Our longings give us knowledge of what we desire and how we can meet our needs

Our longing is telling us what we need. To find ways to solve our problems and to develop ourselves, it is essential to take the time to look at what we want. Not only on a superficial level but what we want to get out of our life. What are your life dreams? By taking the time to get in touch with our longings, we simultaneously get in contact with the positive feelings that they are associated with. That gives us an instant taste of what we are looking for and gives us valuable information and motivation on how to achieve our goals. Just as with feelings you can support your client to explore the needs by asking questions and staying with the needs that arise.

Strategy

A strategy is the key to enable you to implement your goals, big and small

Once we have explored our feelings and needs, it is important to put that knowledge into practice. This is where our thoughts have their greatest use. What do you want to do? Use the clarity that has arisen through your exploration to formulate a plan that will meet your needs. Make your strategy as clear and concrete as possible, neither too easy nor too difficult. Write down your strategy with clear steps and clear deadlines. This will support you to implement our ideas.

Coaching process

During a coaching session, the client will jump between these steps several times as the client gets deeper into the experience. We begin with looking at the thoughts in the mind and start exploring the feelings and needs and then jump back to thinking again. Every time we can go deeper into the experience and gain more knowledge. This process repeats itself over and over again in different intervals and intensities. During exploration, the client begins to get new insights that can change and shift the focus of the exploration. Much of the principles of Coaching can be summarized by the question – What is happening now?

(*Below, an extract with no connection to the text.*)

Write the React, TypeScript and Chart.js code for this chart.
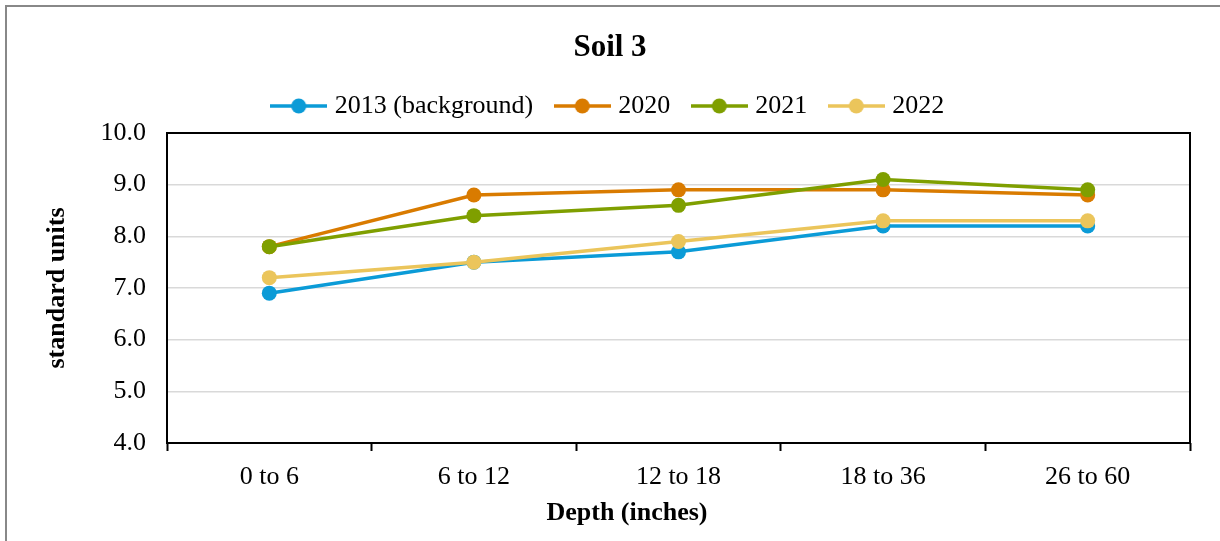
import React, { useEffect, useRef } from 'react';
import { Chart, registerables } from 'chart.js';

Chart.register(...registerables);

const categories = ['0 to 6', '6 to 12', '12 to 18', '18 to 36', '26 to 60'];
const seriesLabels = ['2013 (background)', '2020', '2021', '2022'];
const values2013 = [6.9, 7.5, 7.7, 8.2, 8.2];
const values2020 = [7.8, 8.8, 8.9, 8.9, 8.8];
const values2021 = [7.8, 8.4, 8.6, 9.1, 8.9];
const values2022 = [7.2, 7.5, 7.9, 8.3, 8.3];
const seriesColors = ['#0B9BD7', '#D97B00', '#7F9F00', '#EBC55B'];
const yTicks = [4, 5, 6, 7, 8, 9, 10];
const chartTitle = 'Soil 3';
const xTitle = 'Depth (inches)';
const yTitle = 'standard units';

const FONT = '"Liberation Serif", "Times New Roman", serif';

function makeLegendImage(color: string): HTMLCanvasElement {
  const c = document.createElement('canvas');
  c.width = 57;
  c.height = 16;
  const g = c.getContext('2d')!;
  g.strokeStyle = color;
  g.lineWidth = 3.5;
  g.beginPath();
  g.moveTo(0, 8);
  g.lineTo(57, 8);
  g.stroke();
  g.fillStyle = color;
  g.beginPath();
  g.arc(28.5, 8, 7.5, 0, Math.PI * 2);
  g.fill();
  return c;
}

const framePlugin = {
  id: 'frameAndTitles',
  beforeDraw(chart: any) {
    const ctx = chart.ctx;
    ctx.save();
    ctx.fillStyle = '#888888';
    ctx.fillRect(5, 5, chart.width - 5, 2);
    ctx.fillRect(5, 5, 2, chart.height - 5);
    ctx.restore();
  },
  afterDraw(chart: any) {
    const { ctx, chartArea } = chart;
    ctx.save();
    ctx.strokeStyle = '#000';
    ctx.lineWidth = 2;
    ctx.strokeRect(
      chartArea.left,
      chartArea.top,
      chartArea.right - chartArea.left,
      chartArea.bottom - chartArea.top
    );
    ctx.font = 'bold 26px ' + FONT;
    ctx.fillStyle = '#000';
    ctx.textAlign = 'center';
    ctx.textBaseline = 'middle';
    ctx.fillText(xTitle, chart.width / 2 + 17, 513);
    ctx.restore();
  },
};

export default function App() {
  const canvasRef = useRef<HTMLCanvasElement | null>(null);

  useEffect(() => {
    if (!canvasRef.current) return;
    Chart.defaults.font.family = FONT;
    const seriesValues = [values2013, values2020, values2021, values2022];
    const legendImages = seriesColors.map(makeLegendImage);
    const datasets = seriesLabels.map((label, i) => ({
      label,
      data: seriesValues[i],
      borderColor: seriesColors[i],
      backgroundColor: seriesColors[i],
      pointBackgroundColor: seriesColors[i],
      pointBorderColor: seriesColors[i],
      pointBorderWidth: 0,
      pointRadius: 7.5,
      pointHoverRadius: 7.5,
      borderWidth: 3.5,
      tension: 0,
      fill: false,
      order: seriesLabels.length - 1 - i,
    }));

    const chart = new Chart(canvasRef.current, {
      type: 'line',
      data: { labels: categories, datasets },
      plugins: [framePlugin],
      options: {
        animation: false,
        responsive: false,
        devicePixelRatio: 1,
        events: [],
        layout: { padding: { left: 30, right: 30, top: 0, bottom: 36.8 } },
        plugins: {
          title: {
            display: true,
            text: chartTitle,
            color: '#000',
            font: { size: 31, weight: 'bold' },
            padding: { top: 29, bottom: 0.8 },
          },
          legend: {
            display: true,
            position: 'top',
            weight: 1800,
            labels: {
              usePointStyle: true,
              pointStyleWidth: 46,
              padding: 26,
              color: '#000',
              font: { size: 26 },
              generateLabels: (ch: any) =>
                ch.data.datasets.map((ds: any, i: number) => ({
                  text: ds.label,
                  pointStyle: legendImages[i],
                  fillStyle: ds.borderColor,
                  strokeStyle: ds.borderColor,
                  lineWidth: 0,
                  hidden: false,
                  datasetIndex: i,
                  fontColor: '#000',
                })),
            },
          },
          subtitle: {
            display: true,
            text: ' ',
            font: { size: 1 },
            padding: { top: 0, bottom: 2.8 },
          },
          tooltip: { enabled: false },
        },
        scales: {
          x: {
            type: 'category',
            offset: true,
            grid: {
              display: true,
              offset: true,
              drawOnChartArea: false,
              drawTicks: true,
              tickLength: 8,
              tickColor: '#000',
              tickWidth: 2,
              color: '#000',
            },
            border: { display: false },
            ticks: {
              color: '#000',
              font: { size: 26 },
              padding: 11,
              maxRotation: 0,
              autoSkip: false,
            },
          },
          y: {
            min: yTicks[0],
            max: yTicks[yTicks.length - 1],
            ticks: {
              stepSize: 1,
              color: '#000',
              font: { size: 26 },
              padding: 21,
              callback: (v: any) => Number(v).toFixed(1),
            },
            grid: { color: '#d9d9d9', lineWidth: 1.5, drawTicks: false },
            border: { display: false },
            title: {
              display: true,
              text: yTitle,
              color: '#000',
              font: { size: 26, weight: 'bold' },
              padding: { top: 11.4, bottom: 6.9 },
            },
          },
        },
      } as any,
    });
    return () => chart.destroy();
  }, []);

  return (
    <div style={{ position: 'fixed', left: 0, top: 0, width: 1220, height: 541, background: '#fff' }}>
      <canvas ref={canvasRef} width={1220} height={541} style={{ display: 'block', width: 1220, height: 541 }} />
    </div>
  );
}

The book is about to end, but your learning is not over. I recommend you to look at the entire course several times to let it sink in. If you want to learn deep communication or any other knowledge for that matter it is is not enough to just read the information once. You have to see how this information can contribute to your life and make a clear commitment to practice and use this knowledge until it becomes automatic. Try to find ways to apply it in your everyday life and make it a part of life. If you commit to practice deep communication and get back to it over and over again you will begin to create new thought patterns and eventually, the knowledge will be a permanent part of you. This will benefit not only you but everyone that steps in your way.

In this exercise, you will write a short essay on deep communication that you can give away to a friend if you like.

Imagine you are writing an essay for a friend you want to share your knowledge of deep communication with. The essay should be at least 3 pages.

The essay will address the following elements:

What is deep communication and what is it good for?
Who can benefit from learning to communicate with empathy?
Describe the basics of deep communication.

When finished, simply add the essay to the workbook. You get to choose if you want to give the essay to someone, it might be a nice way to give them an introduction to the subject.